▼
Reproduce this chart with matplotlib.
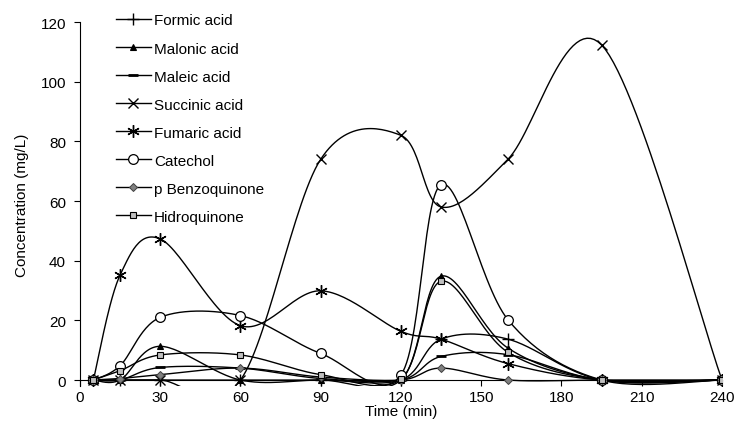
▲
▼
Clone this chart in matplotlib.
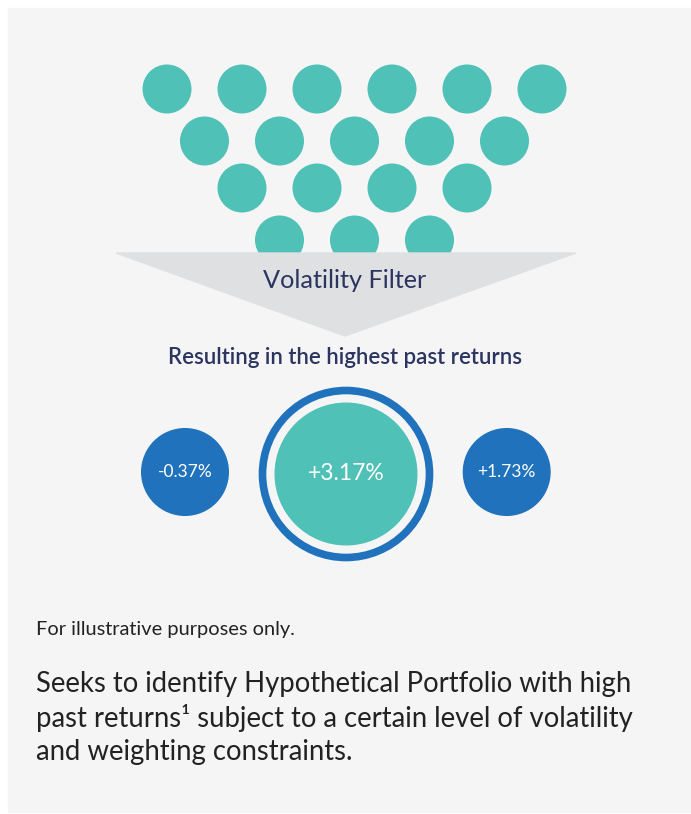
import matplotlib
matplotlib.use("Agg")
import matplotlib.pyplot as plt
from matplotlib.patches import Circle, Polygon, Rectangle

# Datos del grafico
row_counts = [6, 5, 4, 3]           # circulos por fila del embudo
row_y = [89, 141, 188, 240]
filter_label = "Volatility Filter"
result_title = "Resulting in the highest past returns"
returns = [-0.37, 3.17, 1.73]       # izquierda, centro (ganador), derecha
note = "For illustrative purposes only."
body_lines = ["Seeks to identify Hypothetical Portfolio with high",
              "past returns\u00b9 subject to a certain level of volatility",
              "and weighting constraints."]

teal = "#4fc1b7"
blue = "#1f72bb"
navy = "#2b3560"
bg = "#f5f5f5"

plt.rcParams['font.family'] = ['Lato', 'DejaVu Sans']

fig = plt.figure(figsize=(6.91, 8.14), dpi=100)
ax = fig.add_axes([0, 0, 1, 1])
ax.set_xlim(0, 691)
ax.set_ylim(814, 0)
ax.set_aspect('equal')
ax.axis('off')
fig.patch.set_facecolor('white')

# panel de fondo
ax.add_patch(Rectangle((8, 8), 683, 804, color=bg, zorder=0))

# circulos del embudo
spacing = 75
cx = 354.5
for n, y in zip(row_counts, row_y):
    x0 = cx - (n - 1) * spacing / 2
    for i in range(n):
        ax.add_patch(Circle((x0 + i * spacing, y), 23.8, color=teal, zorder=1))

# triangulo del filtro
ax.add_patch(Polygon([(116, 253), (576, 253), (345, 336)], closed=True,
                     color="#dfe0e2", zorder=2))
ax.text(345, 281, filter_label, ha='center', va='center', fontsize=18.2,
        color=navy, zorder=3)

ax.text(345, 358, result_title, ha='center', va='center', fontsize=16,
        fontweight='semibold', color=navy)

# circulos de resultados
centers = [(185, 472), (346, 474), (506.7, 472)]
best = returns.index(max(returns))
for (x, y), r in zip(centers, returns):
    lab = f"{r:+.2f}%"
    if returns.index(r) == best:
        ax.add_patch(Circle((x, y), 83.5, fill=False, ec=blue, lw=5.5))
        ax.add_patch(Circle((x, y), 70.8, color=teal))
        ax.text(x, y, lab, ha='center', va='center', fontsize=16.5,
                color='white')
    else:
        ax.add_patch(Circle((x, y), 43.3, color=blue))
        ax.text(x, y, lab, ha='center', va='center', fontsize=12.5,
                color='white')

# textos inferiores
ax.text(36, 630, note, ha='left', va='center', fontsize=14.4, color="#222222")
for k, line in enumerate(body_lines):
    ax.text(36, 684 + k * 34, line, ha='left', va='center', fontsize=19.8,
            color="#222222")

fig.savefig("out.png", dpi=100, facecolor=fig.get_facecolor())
▲
▶ _Set exercise_
Pictures are not part of the copy. Reproduce the lines from the one containing "Clone this chart in matplotlib." through the one containing "from matplotlib.patches import", exactly and nothing more.

▶ _Right answer_
Clone this chart in matplotlib.
import matplotlib
matplotlib.use("Agg")
import matplotlib.pyplot as plt
from matplotlib.patches import Circle, Polygon, Rectangle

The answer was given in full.